Tuesday, June 10, 2008

Party on, Liv!

I was so exhausted after a long 2 day birthday celebration that by the time the end came around last night, I was nearly on my way to the loony bin.

So, please excuse the fact that I didn't post a heart-felt, truly meaningful happy birthday post to my darling daughter ON her actual day of birth, but I'm afraid it would have looked something like this:

'sl;eigusUGHSMigunsi! SIigmwignc,s apOS, CBISIE WOIEsicmb!'
Love, Mom

Yeah, it was probably a good idea that I waited until today to express my love and pride for my one and only.

Sunday was a fun day, as we had family over for a birthday party for our big 3 year old, where there was good food, fun presents and an all around good time spent together. Oh, and get this: for the last, oh, YEAR or so it has been raining NONSTOP here, but praise the lord, Sunday morning came around and the skies parted and out came the sun!! WAHOO! Blue skies and not a cloud in sight. Thats what I call a major kiss from God! :)

Last year for birthday #2, Livie had a disney princess party. Birthday #3 came around and what kind of party did Miss Olivia want this year? You guessed it. A Disney Princess party. Again.
I swear, it looks like a princess crapped pink everywhere around here. I have never seen more pink in my life. Or princess. Yikes. Maybe next year she'll make up for it and want a transformers party. One could only hope....







I know you all will question whether or not this photo was doctored in anyway, but from my lips to your ears, I swear, it really is me in the kitchen preparing some sort of food. I know, weird, right? It's ok, take a minute a catch your breath. I know this is a lot to take in....

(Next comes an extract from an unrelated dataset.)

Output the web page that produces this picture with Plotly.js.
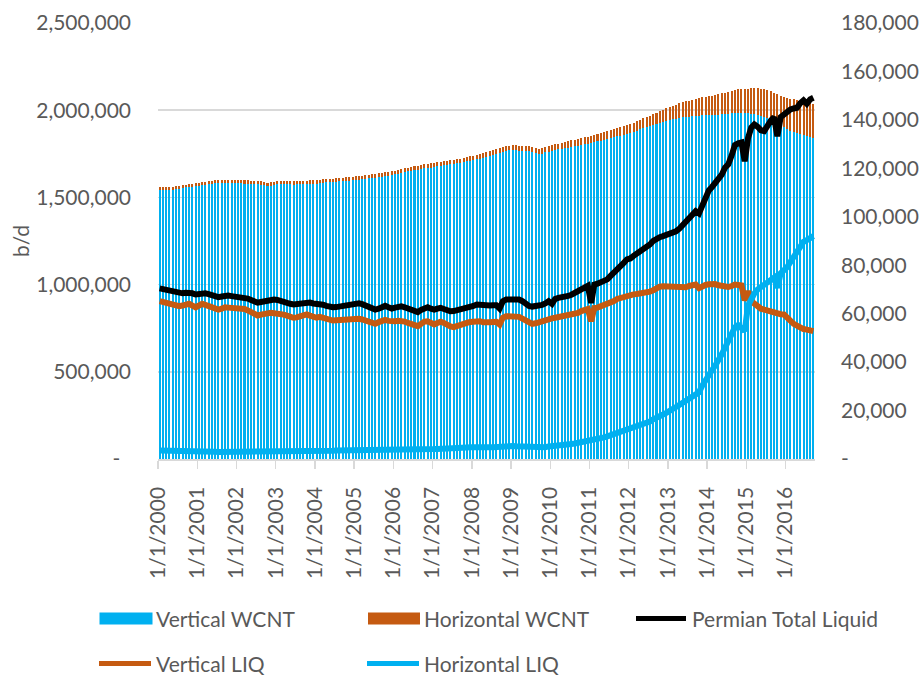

As I said before, the sun decided to make an appearance for the day, so we all got to enjoy some time playing in the back yard!



The next day was Livie's actual birthday. It was a pretty fun day with just her, mom and dad. I'll share more on that later....

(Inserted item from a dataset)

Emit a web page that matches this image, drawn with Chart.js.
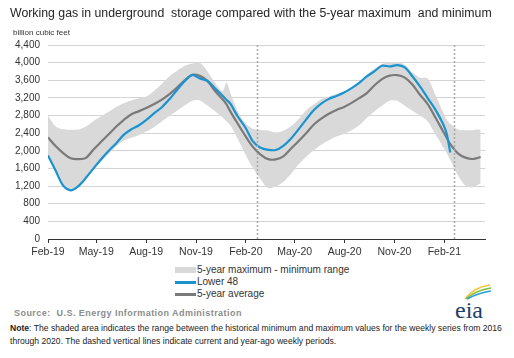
<!DOCTYPE html>
<html>
<head>
<meta charset="utf-8">
<script src="https://cdn.jsdelivr.net/npm/chart.js@4.4.1/dist/chart.umd.min.js"></script>
<style>
  html, body { margin: 0; padding: 0; background: #fff; }
  body { width: 514px; height: 358px; position: relative; overflow: hidden;
         font-family: "Liberation Sans", Arial, sans-serif; color: #222; }
  .abs { position: absolute; white-space: nowrap; }
  #title { left: 10px; top: 6px; font-size: 12.3px; color: #262626; }
  #units { left: 13px; top: 28px; font-size: 8px; color: #333; }
  #wrap { position: absolute; left: 0; top: 0; width: 514px; height: 262px; }
  .leg { position: absolute; left: 175px; font-size: 10px; color: #333; height: 12px; line-height: 12px; }
  .leg i { display: inline-block; width: 21px; vertical-align: middle; margin-right: 1px; }
  #source { left: 14px; top: 308px; font-size: 9px; font-weight: bold; color: #8c8c8c; letter-spacing: 0.45px; }
  #note { left: 10px; top: 322px; font-size: 8.6px; line-height: 13px; color: #222; }
  #logo { left: 452px; top: 282px; }
</style>
</head>
<body>
<div id="wrap"><canvas id="chart" width="514" height="262"></canvas></div>
<div class="abs" id="title">Working gas in underground&nbsp; storage compared with the 5-year maximum&nbsp; and minimum</div>
<div class="abs" id="units">billion cubic feet</div>
<div class="leg" style="top:264px"><i style="height:6px;background:#d9d9d9"></i>5-year maximum - minimum range</div>
<div class="leg" style="top:276px"><i style="height:2.5px;background:#1a93cf"></i>Lower 48</div>
<div class="leg" style="top:288px"><i style="height:2.5px;background:#7a7a7a"></i>5-year average</div>
<div class="abs" id="source">Source:&nbsp; U.S. Energy Information Administration</div>
<div class="abs" id="note"><b>Note</b>: The shaded area indicates the range between the historical minimum and maximum values for the weekly series from 2016<br>through 2020. The dashed vertical lines indicate current and year-ago weekly periods.</div>
<svg class="abs" id="logo" width="42" height="40" viewBox="0 0 42 40">
  <path d="M13 17 Q22 5 38 3" stroke="#f2c230" stroke-width="1.6" fill="none"/>
  <path d="M14 17 Q24 8 39 6" stroke="#7cbf3a" stroke-width="1.6" fill="none"/>
  <path d="M15 17 Q26 11 39 9" stroke="#2b9fd6" stroke-width="1.6" fill="none"/>
  <text x="3" y="36" font-family="Liberation Serif, serif" font-size="24" fill="#1d3f66">eia</text>
</svg>

<script>
// days since 1 Feb 2019 (roughly every two weeks)
const days = [0, 14, 28, 42, 56, 70, 84, 98, 112, 126, 140, 154, 168, 182, 196, 210, 224, 238, 252, 266,
  280, 294, 308, 322, 329, 336, 350, 364, 378, 392, 406, 420, 434, 448, 462, 476, 490, 504, 518, 532,
  546, 560, 574, 588, 602, 616, 630, 644, 658, 672, 686, 700, 714, 728, 735, 742, 756, 770, 784, 798];

const lower48 = [1895, 1551, 1210, 1105, 1200, 1388, 1602, 1808, 2000, 2173, 2366, 2488, 2580, 2707, 2853, 2987, 3171, 3378, 3576, 3720,
  3640, 3589, 3418, 3246, 3160, 3075, 2778, 2530, 2215, 2069, 2023, 2018, 2114, 2276, 2485, 2709, 2920, 3070, 3178, 3243,
  3322, 3423, 3543, 3686, 3802, 3929, 3913, 3943, 3891, 3690, 3461, 3203, 2945, 2626, 2401, 1960, null, null, null, null];

const fiveYearAvg = [2303, 2110, 1950, 1830, 1812, 1840, 2030, 2205, 2377, 2550, 2704, 2831, 2900, 2975, 3060, 3160, 3285, 3433, 3596, 3722,
  3700, 3582, 3357, 3170, 3057, 2901, 2613, 2338, 2090, 1915, 1812, 1805, 1872, 2046, 2219, 2400, 2593, 2729, 2841, 2927,
  2996, 3088, 3194, 3308, 3482, 3627, 3704, 3716, 3660, 3502, 3272, 3065, 2768, 2457, 2302, 2150, 1942, 1845, 1815, 1860];

const fiveYearMax = [2794, 2552, 2487, 2479, 2484, 2550, 2679, 2782, 2887, 2995, 3078, 3142, 3190, 3235, 3365, 3523, 3693, 3814, 3922, 3980,
  3998, 3803, 3544, 3355, 3548, 3320, 2893, 2633, 2500, 2472, 2461, 2415, 2457, 2557, 2715, 2916, 3048, 3167, 3232, 3287,
  3330, 3430, 3557, 3727, 3862, 3968, 4010, 4009, 3954, 3783, 3660, 3640, 3280, 2900, 2713, 2613, 2484, 2464, 2475, 2491];

const fiveYearMin = [1880, 1530, 1195, 1090, 1185, 1370, 1575, 1763, 1932, 2104, 2233, 2295, 2357, 2441, 2543, 2664, 2787, 2908, 3026, 3133,
  3144, 3028, 2900, 2755, 2669, 2584, 2270, 1925, 1608, 1356, 1155, 1188, 1294, 1474, 1689, 1862, 2011, 2140, 2237, 2323,
  2388, 2465, 2578, 2744, 2891, 3021, 3138, 3135, 3022, 2907, 2799, 2673, 2385, 2099, 1955, 1789, 1444, 1208, 1173, 1268];

const tickDays = [0, 89, 181, 273, 365, 455, 547, 639, 731];
const tickLabels = ["Feb-19", "May-19", "Aug-19", "Nov-19", "Feb-20", "May-20", "Aug-20", "Nov-20", "Feb-21"];
const weekMarkers = [385, 749]; // year-ago and current week

const pts = (vals) => days.map((d, i) => ({ x: d, y: vals[i] }));

const dashedLines = {
  id: "dashedLines",
  afterDatasetsDraw(chart) {
    const { ctx, chartArea, scales } = chart;
    ctx.save();
    ctx.strokeStyle = "#a8a8a8";
    ctx.lineWidth = 1.5;
    ctx.setLineDash([2, 2]);
    weekMarkers.forEach((d) => {
      const x = Math.round(scales.x.getPixelForValue(d)) + 0.5;
      ctx.beginPath();
      ctx.moveTo(x, chartArea.top);
      ctx.lineTo(x, chartArea.bottom);
      ctx.stroke();
    });
    ctx.restore();
  },
};

const font = { family: '"Liberation Sans", Arial, sans-serif', size: 10 };

new Chart(document.getElementById("chart"), {
  type: "line",
  data: {
    datasets: [
      { label: "Lower 48", data: pts(lower48), borderColor: "#1a93cf", borderWidth: 2.2, pointRadius: 0, tension: 0.3, fill: false, spanGaps: false },
      { label: "5-year average", data: pts(fiveYearAvg), borderColor: "#7a7a7a", borderWidth: 2.2, pointRadius: 0, tension: 0.3, fill: false },
      { label: "5-year maximum", data: pts(fiveYearMax), borderWidth: 0, borderColor: "rgba(0,0,0,0)", pointRadius: 0, tension: 0.3, fill: "+1", backgroundColor: "#d9d9d9" },
      { label: "5-year minimum", data: pts(fiveYearMin), borderWidth: 0, borderColor: "rgba(0,0,0,0)", pointRadius: 0, tension: 0.3, fill: false },
    ],
  },
  options: {
    responsive: false,
    animation: false,
    layout: { padding: { left: 0, right: 29, top: 45, bottom: 0 } },
    plugins: { legend: { display: false }, tooltip: { enabled: false } },
    scales: {
      x: {
        type: "linear",
        min: 0,
        max: 806,
        afterBuildTicks: (scale) => { scale.ticks = tickDays.map((v) => ({ value: v })); },
        afterFit: (scale) => { scale.height = 23; },
        ticks: {
          autoSkip: false,
          maxRotation: 0,
          padding: 3,
          color: "#333",
          font: { ...font, size: 10.5 },
          callback: (v) => tickLabels[tickDays.indexOf(v)] ?? "",
        },
        grid: { drawOnChartArea: false, drawTicks: true, tickLength: 4, color: "#333" },
        border: { display: true, color: "#333", width: 1 },
      },
      y: {
        min: 0,
        max: 4400,
        afterFit: (scale) => { scale.width = 48; },
        ticks: {
          stepSize: 400,
          padding: 8,
          color: "#333",
          font,
          callback: (v) => v.toLocaleString("en-US"),
        },
        grid: { color: "#d4d4d4", drawTicks: false },
        border: { display: false },
      },
    },
  },
  plugins: [dashedLines],
});
</script>
</body>
</html>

Until then....Party On dudes! ;)


Tuesday, June 3, 2008

The gloves are coming off....




We have been working semi-diligently to potty-train Liv the last few weeks.

We've kept her in pull-ups during this time, but regularly have been suggesting to her that 'let's go try and go potty' before she lays down for a nap, after she gets up from her nap, before tubby time, before bed time, when we wake up in the morning.
Often times she produces one or two little drops and I mean DROPS, not full streams, of pee in the potty, but there are other times where she just simply sits and says 'eh, I don't need to go'. and she produces nothing. Nada. No pee.

*sigh*

Well, this next Monday Liv turns the big Three years old, and momma is getting serious.

Diapers will be gone.

No more diapers.

We are breaking out the big girl underpants.

Potty breaks will be regular and MUCH more frequent in order to prevent gag inducing accident clean-ups. In case you haven't noticed, this whole potty training thing just really isn't my cup of tea.

I would pay you in hugs, any of you, if you would just come and do it for me.

Maybe I'll start a campaign. Something like 'Save the Whales' but it'll be more like 'Save the potty-training mother from certain insanity'. Are you with me? Will you support my cause?

Please make checks payable to: Pee/poo clean-up fund or maybe it would just be easier to make your checks out to the local insane asylum, because I'm certain thats where I'll be in a matter of days anyway.

Your support is greatly appreciated.